Breaststroke is an easy stroke to swim but an extremely difficult one to master. Northbrook resident Jim Tuchler has spent his life mastering it.
Tuchler, a two-time Olympic Trials qualifier and current United States Masters Swimming All-American, began swimming at 7 years old and is the first to admit that he learned most of his technical knowledge of the stroke from his brother, Dave.
Both Tuchler's stroke and his personal training regimen have undergone big changes since the grueling high-yardage old days of swimming. "Back in teens and college, the training emphasis was on yardage and endurance more than technique nuances," Tuchler says. "Today I train considerably less, but I do more cross training like running and weight lifting." The father of four trains an average of three times a week with Deerfield's COHO Masters. "Our workouts combine a great mix of endurance and sprint work," Tuchler says. "Best of all is butterfly day-bring on the piano."
As far back as Tuchler can remember he has always been a favorite of the 200-yard breaststroke. "I love the rhythm of it and the role that a good glide plays in the race," Tuchler says. "I think I am less suited to the 50. I am not as much of a fast-twitch sprint guy."
Tuchler thinks that many breaststrokers underemphasize the role of starts and turns including pullouts. "Although you are able to breathe every stroke, the underwater pullout off of the turns can get you very winded," Tuchler says. "In my practices, I try to get to the halfway mark of a short-course pool in every underwater pullout."
During his 200 breaststroke, Tuchler says he usually glides a 50, builds a 50, works a 50 and then finishes his last 50 hard. "I should focus more of my 200-yard training toward taking the first half of my race out much faster," Tuchler says. "I'm usually well within my comfort zone and that needs to change."
Tuchler says that he plans to keep swimming at the masters level well into the future. "I hope to still be at it and feel like I train at a pace that is not too intense that I'd burn out," Tuchler says. "I'd like to have another five to 10 years of successful masters swimming behind me-and with luck, a national record or two."
Jim Tuchler's Breaststroke Drills
Swim Downhill
When Tuchler was an age-group swimmer in the late 1970s and early 1980s at the Curl-Burke Swim Club in Washington D.C., one of his coaches, Jeff King, told the teenager to position his body as if he were swimming down an incline. "You feel like you're moving faster and actually pulling your hands through deeper (and less turbulent) water," Tuchler says.
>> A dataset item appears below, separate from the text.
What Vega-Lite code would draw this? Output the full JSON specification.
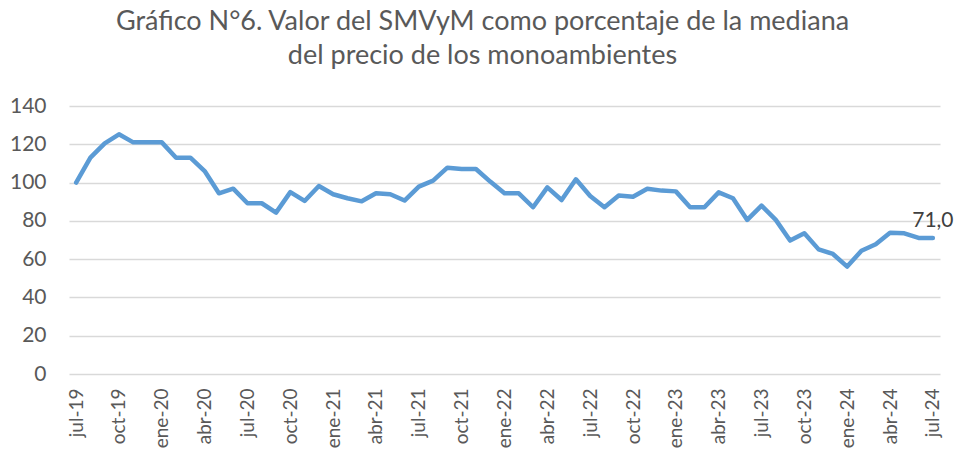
{
  "$schema": "https://vega.github.io/schema/vega-lite/v6.json",
  "autosize": "none",
  "width": 871,
  "height": 268,
  "padding": {"left": 69, "top": 106, "right": 14, "bottom": 79},
  "background": "white",
  "title": {
    "text": ["Gráfico N°6. Valor del SMVyM como porcentaje de la mediana", "del precio de los monoambientes"],
    "font": "Lato",
    "fontSize": 27,
    "fontWeight": "normal",
    "color": "#595959",
    "anchor": "middle",
    "frame": "group",
    "dx": -22,
    "offset": 25,
    "lineHeight": 34
  },
  "data": {
    "values": [
      {"mes": "jul-19", "valor": 100.0},
      {"mes": "ago-19", "valor": 113.0},
      {"mes": "sep-19", "valor": 120.5},
      {"mes": "oct-19", "valor": 125.2},
      {"mes": "nov-19", "valor": 121.0},
      {"mes": "dic-19", "valor": 121.0},
      {"mes": "ene-20", "valor": 121.0},
      {"mes": "feb-20", "valor": 113.0},
      {"mes": "mar-20", "valor": 113.0},
      {"mes": "abr-20", "valor": 106.0},
      {"mes": "may-20", "valor": 94.4},
      {"mes": "jun-20", "valor": 96.8},
      {"mes": "jul-20", "valor": 89.2},
      {"mes": "ago-20", "valor": 89.2},
      {"mes": "sep-20", "valor": 84.3},
      {"mes": "oct-20", "valor": 95.0},
      {"mes": "nov-20", "valor": 90.4},
      {"mes": "dic-20", "valor": 98.2},
      {"mes": "ene-21", "valor": 93.9},
      {"mes": "feb-21", "valor": 91.8},
      {"mes": "mar-21", "valor": 90.2},
      {"mes": "abr-21", "valor": 94.4},
      {"mes": "may-21", "valor": 93.9},
      {"mes": "jun-21", "valor": 90.6},
      {"mes": "jul-21", "valor": 97.9},
      {"mes": "ago-21", "valor": 101.0},
      {"mes": "sep-21", "valor": 107.8},
      {"mes": "oct-21", "valor": 107.1},
      {"mes": "nov-21", "valor": 107.1},
      {"mes": "dic-21", "valor": 100.5},
      {"mes": "ene-22", "valor": 94.4},
      {"mes": "feb-22", "valor": 94.4},
      {"mes": "mar-22", "valor": 87.1},
      {"mes": "abr-22", "valor": 97.5},
      {"mes": "may-22", "valor": 90.9},
      {"mes": "jun-22", "valor": 101.7},
      {"mes": "jul-22", "valor": 93.0},
      {"mes": "ago-22", "valor": 87.1},
      {"mes": "sep-22", "valor": 93.3},
      {"mes": "oct-22", "valor": 92.6},
      {"mes": "nov-22", "valor": 96.8},
      {"mes": "dic-22", "valor": 95.8},
      {"mes": "ene-23", "valor": 95.4},
      {"mes": "feb-23", "valor": 87.1},
      {"mes": "mar-23", "valor": 87.1},
      {"mes": "abr-23", "valor": 94.9},
      {"mes": "may-23", "valor": 91.8},
      {"mes": "jun-23", "valor": 80.5},
      {"mes": "jul-23", "valor": 88.0},
      {"mes": "ago-23", "valor": 80.5},
      {"mes": "sep-23", "valor": 69.7},
      {"mes": "oct-23", "valor": 73.5},
      {"mes": "nov-23", "valor": 65.1},
      {"mes": "dic-23", "valor": 62.7},
      {"mes": "ene-24", "valor": 56.1},
      {"mes": "feb-24", "valor": 64.4},
      {"mes": "mar-24", "valor": 67.8},
      {"mes": "abr-24", "valor": 73.8},
      {"mes": "may-24", "valor": 73.5},
      {"mes": "jun-24", "valor": 71.1},
      {"mes": "jul-24", "valor": 71.0, "etiqueta": "71,0"}
    ]
  },
  "encoding": {
    "x": {
      "field": "mes",
      "type": "ordinal",
      "sort": null,
      "scale": {"type": "point", "padding": 0.5},
      "axis": {
        "title": null,
        "values": ["jul-19","oct-19","ene-20","abr-20","jul-20","oct-20","ene-21","abr-21","jul-21","oct-21","ene-22","abr-22","jul-22","oct-22","ene-23","abr-23","jul-23","oct-23","ene-24","abr-24","jul-24"],
        "labelAngle": -90,
        "labelFont": "Lato",
        "labelFontSize": 19,
        "labelColor": "#595959",
        "labelPadding": 14,
        "ticks": false,
        "domain": false,
        "grid": false
      }
    },
    "y": {
      "field": "valor",
      "type": "quantitative",
      "scale": {"domain": [0, 140]},
      "axis": {
        "title": null,
        "values": [0, 20, 40, 60, 80, 100, 120, 140],
        "labelFont": "Lato",
        "labelFontSize": 21,
        "labelColor": "#595959",
        "labelPadding": 23,
        "ticks": false,
        "domain": false,
        "grid": true,
        "gridColor": "#d9d9d9",
        "gridWidth": 1.5
      }
    }
  },
  "layer": [
    {
      "mark": {"type": "line", "color": "#5B9BD5", "strokeWidth": 4.5, "strokeCap": "round", "strokeJoin": "round"}
    },
    {
      "transform": [{"filter": "datum.etiqueta != null"}],
      "mark": {"type": "text", "font": "Lato", "fontSize": 21, "color": "#404040", "dy": -11, "baseline": "alphabetic", "align": "center"},
      "encoding": {"text": {"field": "etiqueta"}}
    }
  ],
  "config": {"view": {"stroke": null}}
}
To do it, extend your arms slightly downward on recovery, sweep your hands out to the side, then drop them and keep your elbows high for the power part of the pull.
Drill the Kick
Tuchler says that the kick is even more important when it comes to the breaststroke. He says it makes up for 70 percent of the overall stroke and should be practiced with diligence and patience. One of his favorite kicking drills can be done in just a few laps of the pool. "I do the breaststroke kick-either on my back or front with my arms at my sides," Tuchler says. "I grab my feet during the upsweep part of the kick and try to extend my range of motion by pulling my feet forward, then releasing and completing the kick." This drill will help ensure a full range of motion on the kick.